* Task instructions:
Nothing in the data should change when you return it, but leave the pictures out.

* Material provided:
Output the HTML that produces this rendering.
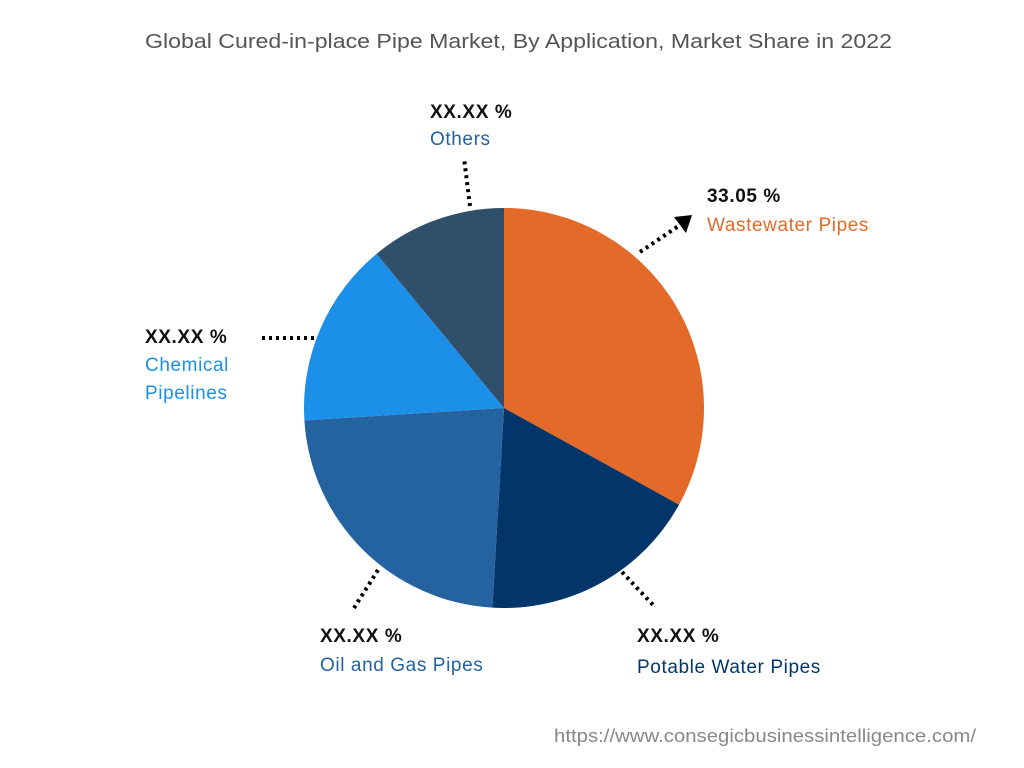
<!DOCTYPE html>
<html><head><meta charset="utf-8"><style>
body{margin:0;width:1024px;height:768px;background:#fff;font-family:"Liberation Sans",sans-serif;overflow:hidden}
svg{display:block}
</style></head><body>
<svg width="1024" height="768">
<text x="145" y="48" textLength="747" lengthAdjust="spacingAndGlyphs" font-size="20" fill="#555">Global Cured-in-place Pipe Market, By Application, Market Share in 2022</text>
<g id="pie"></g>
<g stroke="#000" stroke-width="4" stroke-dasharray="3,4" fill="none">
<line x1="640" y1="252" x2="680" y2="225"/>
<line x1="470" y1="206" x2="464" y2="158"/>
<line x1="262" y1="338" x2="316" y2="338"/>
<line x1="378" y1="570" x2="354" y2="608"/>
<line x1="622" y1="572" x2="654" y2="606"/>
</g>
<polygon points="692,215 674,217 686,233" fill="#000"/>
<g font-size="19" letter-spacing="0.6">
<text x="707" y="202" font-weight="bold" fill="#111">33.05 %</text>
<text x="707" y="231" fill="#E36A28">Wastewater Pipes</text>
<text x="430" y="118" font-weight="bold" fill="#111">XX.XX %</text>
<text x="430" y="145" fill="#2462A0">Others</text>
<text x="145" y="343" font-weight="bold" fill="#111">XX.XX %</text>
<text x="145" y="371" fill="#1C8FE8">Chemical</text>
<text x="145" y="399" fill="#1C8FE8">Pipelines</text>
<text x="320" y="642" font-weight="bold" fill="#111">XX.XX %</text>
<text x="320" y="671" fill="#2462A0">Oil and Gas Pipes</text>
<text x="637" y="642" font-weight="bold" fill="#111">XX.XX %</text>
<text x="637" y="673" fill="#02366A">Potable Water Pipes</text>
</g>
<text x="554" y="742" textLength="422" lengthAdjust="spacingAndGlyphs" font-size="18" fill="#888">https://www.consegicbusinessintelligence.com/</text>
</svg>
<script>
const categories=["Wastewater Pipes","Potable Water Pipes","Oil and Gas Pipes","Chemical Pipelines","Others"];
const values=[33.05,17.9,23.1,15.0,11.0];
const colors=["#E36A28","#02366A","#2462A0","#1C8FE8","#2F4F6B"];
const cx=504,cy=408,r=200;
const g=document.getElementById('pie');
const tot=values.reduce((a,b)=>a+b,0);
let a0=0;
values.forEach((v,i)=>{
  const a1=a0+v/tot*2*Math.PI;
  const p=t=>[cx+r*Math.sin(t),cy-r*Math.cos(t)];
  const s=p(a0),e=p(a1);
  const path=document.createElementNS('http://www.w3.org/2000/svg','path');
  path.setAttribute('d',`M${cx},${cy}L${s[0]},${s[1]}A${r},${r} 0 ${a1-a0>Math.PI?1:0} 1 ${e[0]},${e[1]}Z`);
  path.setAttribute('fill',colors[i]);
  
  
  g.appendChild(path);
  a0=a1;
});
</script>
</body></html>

* Response to this exercise:
Output the HTML that produces this rendering.
<!DOCTYPE html>
<html><head><meta charset="utf-8"><style>
body{margin:0;width:1024px;height:768px;background:#fff;font-family:"Liberation Sans",sans-serif;overflow:hidden}
svg{display:block}
</style></head><body>
<svg width="1024" height="768">
<text x="145" y="48" textLength="747" lengthAdjust="spacingAndGlyphs" font-size="20" fill="#555">Global Cured-in-place Pipe Market, By Application, Market Share in 2022</text>
<g id="pie"></g>
<g stroke="#000" stroke-width="4" stroke-dasharray="3,4" fill="none">
<line x1="640" y1="252" x2="680" y2="225"/>
<line x1="470" y1="206" x2="464" y2="158"/>
<line x1="262" y1="338" x2="316" y2="338"/>
<line x1="378" y1="570" x2="354" y2="608"/>
<line x1="622" y1="572" x2="654" y2="606"/>
</g>
<polygon points="692,215 674,217 686,233" fill="#000"/>
<g font-size="19" letter-spacing="0.6">
<text x="707" y="202" font-weight="bold" fill="#111">33.05 %</text>
<text x="707" y="231" fill="#E36A28">Wastewater Pipes</text>
<text x="430" y="118" font-weight="bold" fill="#111">XX.XX %</text>
<text x="430" y="145" fill="#2462A0">Others</text>
<text x="145" y="343" font-weight="bold" fill="#111">XX.XX %</text>
<text x="145" y="371" fill="#1C8FE8">Chemical</text>
<text x="145" y="399" fill="#1C8FE8">Pipelines</text>
<text x="320" y="642" font-weight="bold" fill="#111">XX.XX %</text>
<text x="320" y="671" fill="#2462A0">Oil and Gas Pipes</text>
<text x="637" y="642" font-weight="bold" fill="#111">XX.XX %</text>
<text x="637" y="673" fill="#02366A">Potable Water Pipes</text>
</g>
<text x="554" y="742" textLength="422" lengthAdjust="spacingAndGlyphs" font-size="18" fill="#888">https://www.consegicbusinessintelligence.com/</text>
</svg>
<script>
const categories=["Wastewater Pipes","Potable Water Pipes","Oil and Gas Pipes","Chemical Pipelines","Others"];
const values=[33.05,17.9,23.1,15.0,11.0];
const colors=["#E36A28","#02366A","#2462A0","#1C8FE8","#2F4F6B"];
const cx=504,cy=408,r=200;
const g=document.getElementById('pie');
const tot=values.reduce((a,b)=>a+b,0);
let a0=0;
values.forEach((v,i)=>{
  const a1=a0+v/tot*2*Math.PI;
  const p=t=>[cx+r*Math.sin(t),cy-r*Math.cos(t)];
  const s=p(a0),e=p(a1);
  const path=document.createElementNS('http://www.w3.org/2000/svg','path');
  path.setAttribute('d',`M${cx},${cy}L${s[0]},${s[1]}A${r},${r} 0 ${a1-a0>Math.PI?1:0} 1 ${e[0]},${e[1]}Z`);
  path.setAttribute('fill',colors[i]);
  
  
  g.appendChild(path);
  a0=a1;
});
</script>
</body></html>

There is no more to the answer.